• **TASK INSTRUCTIONS**
Write the data below out exactly as it stands. Do not include the pictures.
┏━━
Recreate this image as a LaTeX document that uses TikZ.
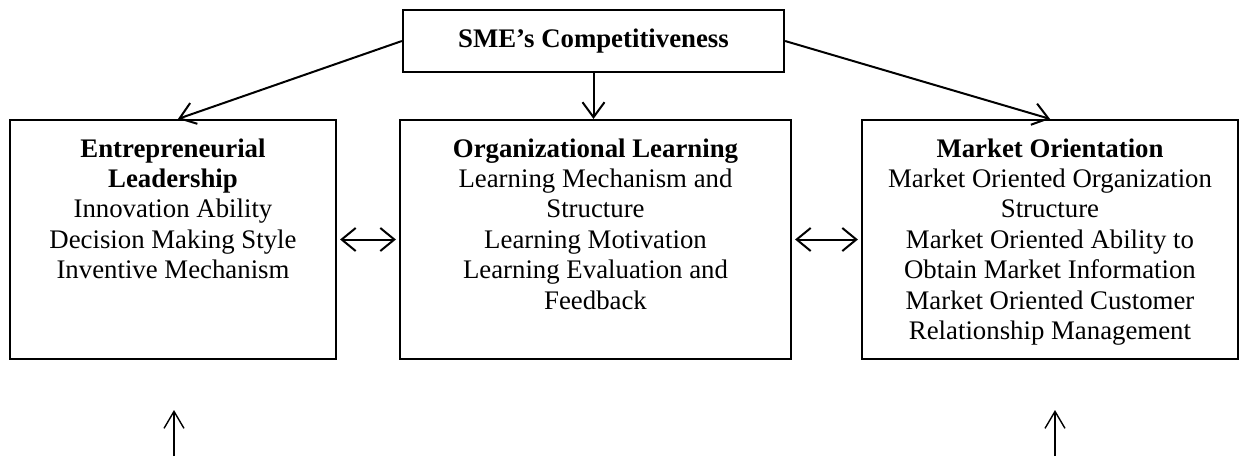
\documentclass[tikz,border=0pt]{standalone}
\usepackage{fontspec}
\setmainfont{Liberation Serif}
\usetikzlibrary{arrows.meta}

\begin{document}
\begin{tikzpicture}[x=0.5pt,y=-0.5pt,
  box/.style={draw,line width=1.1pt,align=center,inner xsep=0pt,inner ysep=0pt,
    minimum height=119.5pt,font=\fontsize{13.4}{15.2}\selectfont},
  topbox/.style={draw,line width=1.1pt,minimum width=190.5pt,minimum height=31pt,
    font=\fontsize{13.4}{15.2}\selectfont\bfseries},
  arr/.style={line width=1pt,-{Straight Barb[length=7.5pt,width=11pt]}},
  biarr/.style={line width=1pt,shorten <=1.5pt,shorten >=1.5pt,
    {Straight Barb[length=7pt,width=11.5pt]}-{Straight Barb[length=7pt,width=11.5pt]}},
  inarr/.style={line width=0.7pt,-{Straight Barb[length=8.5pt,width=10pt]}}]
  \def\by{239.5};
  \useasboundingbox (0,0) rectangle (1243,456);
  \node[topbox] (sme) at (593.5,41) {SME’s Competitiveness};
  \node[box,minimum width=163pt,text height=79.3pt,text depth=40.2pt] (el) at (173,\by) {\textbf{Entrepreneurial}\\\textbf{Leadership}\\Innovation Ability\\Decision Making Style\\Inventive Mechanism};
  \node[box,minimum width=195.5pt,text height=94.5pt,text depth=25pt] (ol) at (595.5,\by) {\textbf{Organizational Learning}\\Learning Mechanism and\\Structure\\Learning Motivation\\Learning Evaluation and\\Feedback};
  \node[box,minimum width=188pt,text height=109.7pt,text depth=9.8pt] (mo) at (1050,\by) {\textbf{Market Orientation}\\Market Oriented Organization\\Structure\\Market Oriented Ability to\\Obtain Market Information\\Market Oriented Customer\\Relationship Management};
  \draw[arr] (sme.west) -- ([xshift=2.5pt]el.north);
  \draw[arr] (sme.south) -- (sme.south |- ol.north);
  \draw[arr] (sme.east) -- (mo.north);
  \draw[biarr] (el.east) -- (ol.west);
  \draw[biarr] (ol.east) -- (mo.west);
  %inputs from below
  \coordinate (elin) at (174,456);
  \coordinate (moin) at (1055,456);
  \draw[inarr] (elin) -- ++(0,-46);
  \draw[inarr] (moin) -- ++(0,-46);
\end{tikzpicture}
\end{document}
┗━━
• **OUTPUT**
Recreate this image as a LaTeX document that uses TikZ.
\documentclass[tikz,border=0pt]{standalone}
\usepackage{fontspec}
\setmainfont{Liberation Serif}
\usetikzlibrary{arrows.meta}

\begin{document}
\begin{tikzpicture}[x=0.5pt,y=-0.5pt,
  box/.style={draw,line width=1.1pt,align=center,inner xsep=0pt,inner ysep=0pt,
    minimum height=119.5pt,font=\fontsize{13.4}{15.2}\selectfont},
  topbox/.style={draw,line width=1.1pt,minimum width=190.5pt,minimum height=31pt,
    font=\fontsize{13.4}{15.2}\selectfont\bfseries},
  arr/.style={line width=1pt,-{Straight Barb[length=7.5pt,width=11pt]}},
  biarr/.style={line width=1pt,shorten <=1.5pt,shorten >=1.5pt,
    {Straight Barb[length=7pt,width=11.5pt]}-{Straight Barb[length=7pt,width=11.5pt]}},
  inarr/.style={line width=0.7pt,-{Straight Barb[length=8.5pt,width=10pt]}}]
  \def\by{239.5};
  \useasboundingbox (0,0) rectangle (1243,456);
  \node[topbox] (sme) at (593.5,41) {SME’s Competitiveness};
  \node[box,minimum width=163pt,text height=79.3pt,text depth=40.2pt] (el) at (173,\by) {\textbf{Entrepreneurial}\\\textbf{Leadership}\\Innovation Ability\\Decision Making Style\\Inventive Mechanism};
  \node[box,minimum width=195.5pt,text height=94.5pt,text depth=25pt] (ol) at (595.5,\by) {\textbf{Organizational Learning}\\Learning Mechanism and\\Structure\\Learning Motivation\\Learning Evaluation and\\Feedback};
  \node[box,minimum width=188pt,text height=109.7pt,text depth=9.8pt] (mo) at (1050,\by) {\textbf{Market Orientation}\\Market Oriented Organization\\Structure\\Market Oriented Ability to\\Obtain Market Information\\Market Oriented Customer\\Relationship Management};
  \draw[arr] (sme.west) -- ([xshift=2.5pt]el.north);
  \draw[arr] (sme.south) -- (sme.south |- ol.north);
  \draw[arr] (sme.east) -- (mo.north);
  \draw[biarr] (el.east) -- (ol.west);
  \draw[biarr] (ol.east) -- (mo.west);
  %inputs from below
  \coordinate (elin) at (174,456);
  \coordinate (moin) at (1055,456);
  \draw[inarr] (elin) -- ++(0,-46);
  \draw[inarr] (moin) -- ++(0,-46);
\end{tikzpicture}
\end{document}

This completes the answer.